___ Provided material

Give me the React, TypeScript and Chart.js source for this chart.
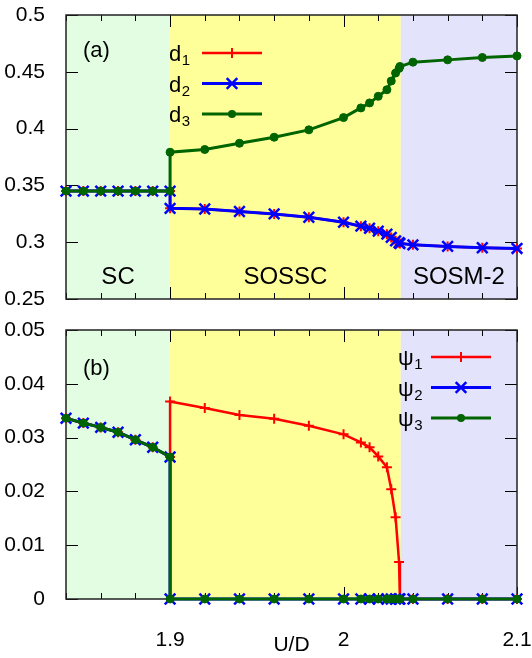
import React, { useEffect, useRef } from "react";
import { Chart, registerables } from "chart.js";

Chart.register(...registerables);

const FAMILY = "'Liberation Sans', Arial, Helvetica, sans-serif";

// ---- regions ----
const regionBounds = [1.84, 1.9, 2.033, 2.1];
const regionNames = ["SC", "SOSSC", "SOSM-2"];
const regionColors = ["#e3fde3", "#ffff99", "#e3e3fb"];

// ---- x values ----
const xSC = [1.84, 1.85, 1.86, 1.87, 1.88, 1.89, 1.9];
const xOrd = [1.9, 1.92, 1.94, 1.96, 1.98, 2.0, 2.01, 2.015, 2.02, 2.025, 2.0275, 2.03, 2.032, 2.0325, 2.04, 2.06, 2.08, 2.1];

// ---- panel (a): d ----
const dSC = [0.345, 0.345, 0.345, 0.345, 0.345, 0.345, 0.345];
const d1Ord = [0.3298, 0.3292, 0.327, 0.3249, 0.322, 0.3176, 0.3141, 0.3123, 0.3097, 0.3071, 0.3042, 0.3012, 0.2995, 0.2989, 0.2977, 0.2963, 0.2951, 0.2945];
const d2Ord = [0.3298, 0.3292, 0.327, 0.3249, 0.322, 0.3176, 0.3141, 0.3123, 0.3097, 0.3071, 0.3042, 0.3012, 0.2995, 0.2989, 0.2977, 0.2963, 0.2951, 0.2945];
const d3Ord = [0.3792, 0.3816, 0.3871, 0.3924, 0.3989, 0.4097, 0.4182, 0.4226, 0.4284, 0.4342, 0.4419, 0.4489, 0.453, 0.4547, 0.4585, 0.4605, 0.4626, 0.464];

// ---- panel (b): psi ----
const psiSC = [0.0336, 0.0327, 0.0319, 0.031, 0.0296, 0.0282, 0.0264];
const psi1Ord = [0.0367, 0.0355, 0.0342, 0.0335, 0.0322, 0.0306, 0.0291, 0.0282, 0.0265, 0.0245, 0.0204, 0.0152, 0.0069, 0, 0, 0, 0, 0];
const psi2Ord = [0, 0, 0, 0, 0, 0, 0, 0, 0, 0, 0, 0, 0, 0, 0, 0, 0, 0];
const psi3Ord = [0, 0, 0, 0, 0, 0, 0, 0, 0, 0, 0, 0, 0, 0, 0, 0, 0, 0];

// ---- axis settings ----
const xMin = 1.84, xMax = 2.1, xStep = 0.02;
const yTopMin = 0.25, yTopMax = 0.5, yTopStep = 0.05;
const yBotMin = 0, yBotMax = 0.05, yBotStep = 0.01;

const styles = [
  { color: "#ff0000", pointStyle: "cross", radius: 5, lw: 2.5, pbw: 2 },
  { color: "#0000ff", pointStyle: "crossRot", radius: 7.5, lw: 3, pbw: 2.5 },
  { color: "#006400", pointStyle: "circle", radius: 4, lw: 3, pbw: 1 },
];

const toPts = (xs: number[], ys: number[]) => xs.map((x, i) => ({ x, y: ys[i] }));

const isMajorX = (v: number) => Math.abs(v * 10 - Math.round(v * 10)) < 1e-6;

function drawMarker(ctx: CanvasRenderingContext2D, style: string, cx: number, cy: number, r: number, color: string, lw: number) {
  ctx.save();
  ctx.strokeStyle = color;
  ctx.fillStyle = color;
  ctx.lineWidth = lw;
  ctx.beginPath();
  if (style === "cross") {
    ctx.moveTo(cx - r, cy); ctx.lineTo(cx + r, cy);
    ctx.moveTo(cx, cy - r); ctx.lineTo(cx, cy + r);
    ctx.stroke();
  } else if (style === "crossRot") {
    const d = r * Math.SQRT1_2;
    ctx.moveTo(cx - d, cy - d); ctx.lineTo(cx + d, cy + d);
    ctx.moveTo(cx - d, cy + d); ctx.lineTo(cx + d, cy - d);
    ctx.stroke();
  } else {
    ctx.arc(cx, cy, r, 0, Math.PI * 2);
    ctx.fill();
  }
  ctx.restore();
}

const panelPlugin = {
  id: "panel",
  beforeDatasetsDraw(chart: any, _args: any, opts: any) {
    const { ctx, chartArea: ca, scales } = chart;
    const x = scales.x, y = scales.y;
    ctx.save();
    // regions
    for (let i = 0; i < regionNames.length; i++) {
      const x0 = x.getPixelForValue(regionBounds[i]);
      const x1 = x.getPixelForValue(regionBounds[i + 1]);
      ctx.fillStyle = regionColors[i];
      ctx.fillRect(x0, ca.top, x1 - x0, ca.bottom - ca.top);
    }
    if (opts.showRegionNames) {
      ctx.fillStyle = "#000";
      ctx.font = `24px ${FAMILY}`;
      ctx.textAlign = "center";
      ctx.textBaseline = "middle";
      for (let i = 0; i < regionNames.length; i++) {
        const x0 = x.getPixelForValue(regionBounds[i]);
        const x1 = x.getPixelForValue(regionBounds[i + 1]);
        ctx.fillText(regionNames[i], (x0 + x1) / 2, ca.bottom - 22);
      }
    }
    // ticks (inward, mirrored)
    ctx.strokeStyle = "#000";
    ctx.lineWidth = 1;
    ctx.beginPath();
    x.ticks.forEach((t: any) => {
      const px = Math.round(x.getPixelForValue(t.value)) + 0.5;
      const len = isMajorX(t.value) ? 12 : 6;
      ctx.moveTo(px, ca.bottom); ctx.lineTo(px, ca.bottom - len);
      ctx.moveTo(px, ca.top); ctx.lineTo(px, ca.top + len);
    });
    y.ticks.forEach((t: any) => {
      const py = Math.round(y.getPixelForValue(t.value)) + 0.5;
      ctx.moveTo(ca.left, py); ctx.lineTo(ca.left + 12, py);
      ctx.moveTo(ca.right, py); ctx.lineTo(ca.right - 12, py);
    });
    ctx.stroke();
    // border
    ctx.strokeStyle = "#222";
    ctx.lineWidth = 1.5;
    ctx.strokeRect(ca.left, ca.top, ca.right - ca.left, ca.bottom - ca.top);
    // panel label
    ctx.fillStyle = "#000";
    ctx.font = `22px ${FAMILY}`;
    ctx.textAlign = "left";
    ctx.textBaseline = "middle";
    ctx.fillText(opts.label, ca.left + 17, ca.top + opts.labelDy);
    ctx.restore();
  },
  afterDatasetsDraw(chart: any, _args: any, opts: any) {
    const { ctx, chartArea: ca } = chart;
    ctx.save();
    opts.legend.forEach((name: string, i: number) => {
      const ry = ca.top + opts.legendDy + i * 30.5;
      const lx = opts.legendX;
      ctx.fillStyle = "#000";
      ctx.textAlign = "left";
      ctx.textBaseline = "alphabetic";
      ctx.font = `22px ${FAMILY}`;
      ctx.fillText(name, lx, ry + 8);
      const w = ctx.measureText(name).width;
      ctx.font = `15px ${FAMILY}`;
      ctx.fillText(String(i + 1), lx + w + 0.5, ry + 12);
      const s = styles[i];
      ctx.strokeStyle = s.color;
      ctx.lineWidth = s.lw;
      ctx.beginPath();
      ctx.moveTo(lx + 33, ry);
      ctx.lineTo(lx + 93, ry);
      ctx.stroke();
      drawMarker(ctx, s.pointStyle, lx + 63, ry, s.radius, s.color, s.pbw);
    });
    ctx.restore();
  },
};

function makeDataset(data: { x: number; y: number }[], i: number) {
  const s = styles[i];
  return {
    data,
    borderColor: s.color,
    backgroundColor: s.color,
    borderWidth: s.lw,
    pointStyle: s.pointStyle,
    pointRadius: s.radius,
    pointBorderWidth: s.pbw,
    pointBorderColor: s.color,
    pointBackgroundColor: s.color,
    tension: 0,
    fill: false,
    clip: false,
    order: 3 - i,
  };
}

function makeConfig(which: "a" | "b"): any {
  const top = which === "a";
  const series = top
    ? [toPts(xSC, dSC).concat(toPts(xOrd, d1Ord)), toPts(xSC, dSC).concat(toPts(xOrd, d2Ord)), toPts(xSC, dSC).concat(toPts(xOrd, d3Ord))]
    : [toPts(xSC, psiSC).concat(toPts(xOrd, psi1Ord)), toPts(xSC, psiSC).concat(toPts(xOrd, psi2Ord)), toPts(xSC, psiSC).concat(toPts(xOrd, psi3Ord))];
  return {
    type: "line",
    data: { datasets: series.map((d, i) => makeDataset(d, i)) },
    plugins: [panelPlugin],
    options: {
      animation: false,
      responsive: false,
      devicePixelRatio: 1,
      layout: { padding: { top: top ? 15 : 20, right: 15, left: 0, bottom: 0 } },
      plugins: {
        legend: { display: false },
        tooltip: { enabled: false },
        panel: top
          ? { label: "(a)", labelDy: 36, legend: ["d", "d", "d"], legendX: 169, legendDy: 38, showRegionNames: true }
          : { label: "(b)", labelDy: 39, legend: ["\u03c8", "\u03c8", "\u03c8"], legendX: 398, legendDy: 27, showRegionNames: false },
      },
      scales: {
        x: {
          type: "linear",
          position: "bottom",
          min: xMin,
          max: xMax,
          grid: { display: false },
          border: { display: false },
          ticks: {
            display: !top,
            stepSize: xStep,
            autoSkip: false,
            maxRotation: 0,
            padding: 0,
            color: "#000",
            font: { family: FAMILY, size: 21, lineHeight: "66px" },
            callback: (v: number) => (isMajorX(v) ? String(Math.round(v * 10) / 10) : ""),
          },
          title: top
            ? { display: false }
            : { display: true, text: "U/D", color: "#000", font: { family: FAMILY, size: 21 }, padding: 0 },
          afterFit: (s: any) => {
            s.height = top ? 11 : 59;
            s.paddingLeft = 0;
            s.paddingRight = 0;
          },
        },
        y: {
          type: "linear",
          min: top ? yTopMin : yBotMin,
          max: top ? yTopMax : yBotMax,
          grid: { display: false },
          border: { display: false },
          ticks: {
            stepSize: top ? yTopStep : yBotStep,
            padding: 13,
            color: "#000",
            font: { family: FAMILY, size: 21, lineHeight: 1 },
            callback: (v: number) => String(Number(v.toFixed(3))),
          },
          afterFit: (s: any) => {
            s.width = 66;
            s.paddingTop = 0;
            s.paddingBottom = 0;
          },
        },
      },
    },
  };
}

function Panel({ which, top, height }: { which: "a" | "b"; top: number; height: number }) {
  const ref = useRef<HTMLCanvasElement>(null);
  useEffect(() => {
    const chart = new Chart(ref.current as HTMLCanvasElement, makeConfig(which));
    return () => chart.destroy();
  }, [which]);
  return (
    <canvas
      ref={ref}
      width={532}
      height={height}
      style={{ position: "absolute", left: 0, top, width: 532, height, display: "block" }}
    />
  );
}

export default function App() {
  return (
    <div style={{ position: "absolute", left: 0, top: 0, width: 532, height: 658, background: "#fff" }}>
      <Panel which="a" top={0} height={310} />
      <Panel which="b" top={310} height={348} />
    </div>
  );
}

______

Goal
Every line from the top of the material above through the line with "const yBotMin = 0, yBotMax" should be duplicated exactly, please; leave out the pictures.

Answer in full
Give me the React, TypeScript and Chart.js source for this chart.
import React, { useEffect, useRef } from "react";
import { Chart, registerables } from "chart.js";

Chart.register(...registerables);

const FAMILY = "'Liberation Sans', Arial, Helvetica, sans-serif";

// ---- regions ----
const regionBounds = [1.84, 1.9, 2.033, 2.1];
const regionNames = ["SC", "SOSSC", "SOSM-2"];
const regionColors = ["#e3fde3", "#ffff99", "#e3e3fb"];

// ---- x values ----
const xSC = [1.84, 1.85, 1.86, 1.87, 1.88, 1.89, 1.9];
const xOrd = [1.9, 1.92, 1.94, 1.96, 1.98, 2.0, 2.01, 2.015, 2.02, 2.025, 2.0275, 2.03, 2.032, 2.0325, 2.04, 2.06, 2.08, 2.1];

// ---- panel (a): d ----
const dSC = [0.345, 0.345, 0.345, 0.345, 0.345, 0.345, 0.345];
const d1Ord = [0.3298, 0.3292, 0.327, 0.3249, 0.322, 0.3176, 0.3141, 0.3123, 0.3097, 0.3071, 0.3042, 0.3012, 0.2995, 0.2989, 0.2977, 0.2963, 0.2951, 0.2945];
const d2Ord = [0.3298, 0.3292, 0.327, 0.3249, 0.322, 0.3176, 0.3141, 0.3123, 0.3097, 0.3071, 0.3042, 0.3012, 0.2995, 0.2989, 0.2977, 0.2963, 0.2951, 0.2945];
const d3Ord = [0.3792, 0.3816, 0.3871, 0.3924, 0.3989, 0.4097, 0.4182, 0.4226, 0.4284, 0.4342, 0.4419, 0.4489, 0.453, 0.4547, 0.4585, 0.4605, 0.4626, 0.464];

// ---- panel (b): psi ----
const psiSC = [0.0336, 0.0327, 0.0319, 0.031, 0.0296, 0.0282, 0.0264];
const psi1Ord = [0.0367, 0.0355, 0.0342, 0.0335, 0.0322, 0.0306, 0.0291, 0.0282, 0.0265, 0.0245, 0.0204, 0.0152, 0.0069, 0, 0, 0, 0, 0];
const psi2Ord = [0, 0, 0, 0, 0, 0, 0, 0, 0, 0, 0, 0, 0, 0, 0, 0, 0, 0];
const psi3Ord = [0, 0, 0, 0, 0, 0, 0, 0, 0, 0, 0, 0, 0, 0, 0, 0, 0, 0];

// ---- axis settings ----
const xMin = 1.84, xMax = 2.1, xStep = 0.02;
const yTopMin = 0.25, yTopMax = 0.5, yTopStep = 0.05;
const yBotMin = 0, yBotMax = 0.05, yBotStep = 0.01;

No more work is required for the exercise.